口数は多くないけれど、丁寧に話してくださる方だ。
自然が好きで、学生時代は山岳部で活動をしてきたという。
大学を卒業後は、家電メーカーに就職する。
「一時期山から離れていたんですが、クライミングを再開すると、やはり仕事にしたいと思いました。もともとの道具好きもあり、販売を通してお客さんに楽しさを伝えていけたらと思いました。」
アウトドア用品を扱う店は首都圏にもあるけれど、どうして三重に来たのでしょうか。
「ブログがきっかけで安保社長を知ったんです。面白さと誠実感が感じられて、この人のもとで働きたいと思いました。」
人に魅力を感じて、人が集まってくる。
同じことがお客さんとの関係にも言えるという。
店舗運営におけるもう一つの役割は、ブログやオンラインショップを通して伝える仕事。
「お客さんの半数程度がリピーターです。発信する人の魅力に、お客さんが集まってくるのだと思います。」
オンラインショップについてうかがう。
お客さんが商品を実際に手にとることができない分、写真と言葉で商品を正確に伝えることが大切になる。
写真は、自然光での撮影を心がけている。納品が続くタイミングでは、一日中撮影が続くことも。地道な作業も多い。
通販で購入したお客さんが、遠路はるばる東京、浜松、四国から訪れてくることもあるそうだ。
また、moderatoではブログでの商品紹介に加え、「フィールドレポート」を日々更新している。
これはスタッフが大会に参加したり、フィールドで実際に商品を使用した生の声を紹介するもの。
小泉さんは、クライミングをより広めていきたいと話す。
「発信力は、スタッフ自身がどれだけ遊び、その楽しさを伝えていけるかにかかっていると思います。いまはmoderatoの中でもマイナーなクライミングですが、取り扱いも広げていきたいです。」
最後に話をうかがったのは、moderato店長の飯田さん。入社14年目のベテランだ。
自身もトレイルランのプレイヤーである。
近くには鈴鹿山脈系の御在所岳(ございしょだけ)もあるという。また、伊勢や津の海も近い。
飯田さんは、対面の接客について話してくれた。
アウトドア用品の特徴は、ファッション性に加え機能性が求められる点にある。
「主力ブランドの一つに、ARC’TERYX(アークテリクス)があります。
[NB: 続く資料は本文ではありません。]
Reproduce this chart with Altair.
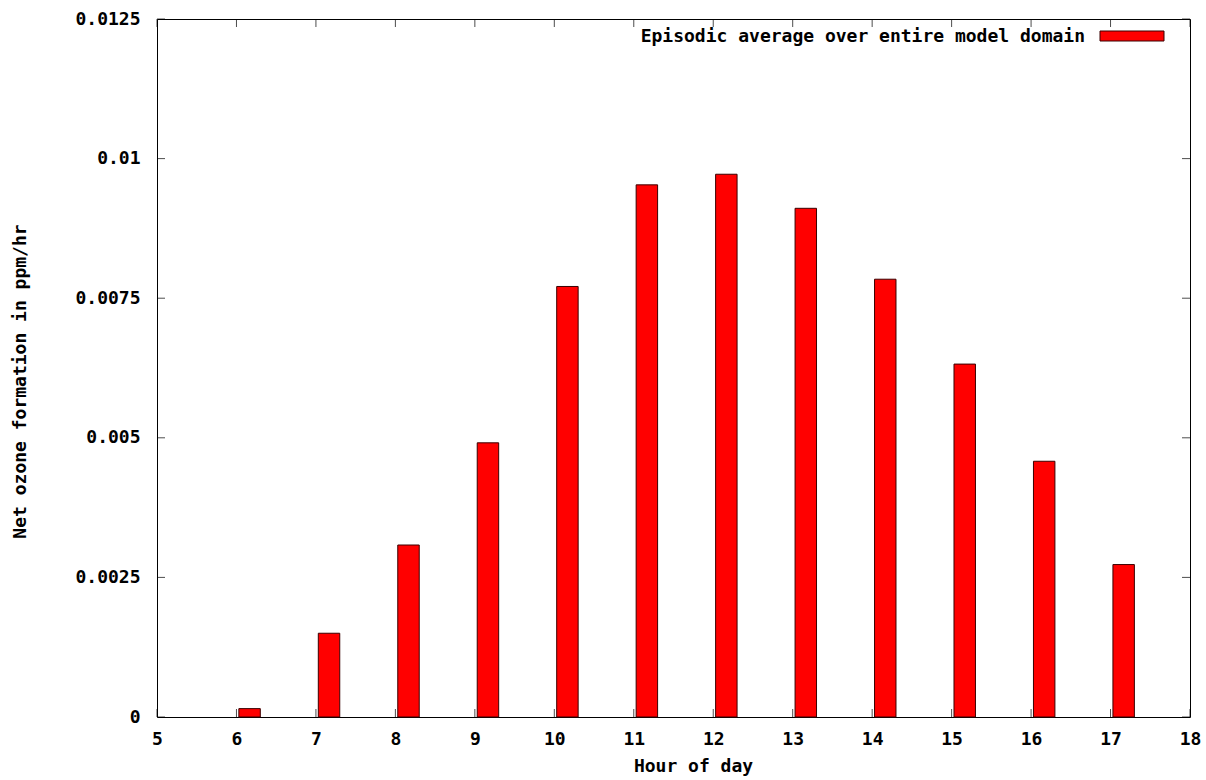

ブランドに惹かれて、手にとるお客さんもいるんです。うかがうと『トレッキング中に、ウェアが汗で濡れて寒かった』ということでした。」
「さらに話を聞くと、似た機能性のPatagoniaの商品をすでに持っていたんです。ウェアを変えても、根本的な問題は解決できないかもしれませんね。」
そこで、「普段の食生活を変えると改善できますよ」「歩き方のフォームを見直しましょう」と生活面のアドバイスをすることもあるという。
その根本には、こんな思いがありました。
「僕らの仕事は、人の時間を預かる仕事だと思っています。」
時間を預かる?
「その場でモノを売って終わり、ではないんです。何年かして振り返ったときに『あのとき、たまやでいい服が買えたな』『いいスノボができたな』。そんな風に思っていただく仕事だと思います。だから、安易な接客はできないんです。」
人の時間を預かることは、スタッフに対しても同じだという。
「僕が気持ちよく仕事をすることは、周りの人にもよい影響があると思っています。そうやって会社の文化が、次に受け継がれていくんですね。人とのつながりがとても大きい会社だと思います。」
今回は紹介しきれませんでしたが、たまやには多様なスタッフがいます。
どうしてもスポーツを仕事にしたいと、大学院を中退して働きはじめた人。アパレルで取り扱いブランドのファンが増えていき、あらたに自分の店舗を立ち上げた人。
やりたいことを仕事にする。みなさんに共通して感じたのは、いきいきとした表情でした。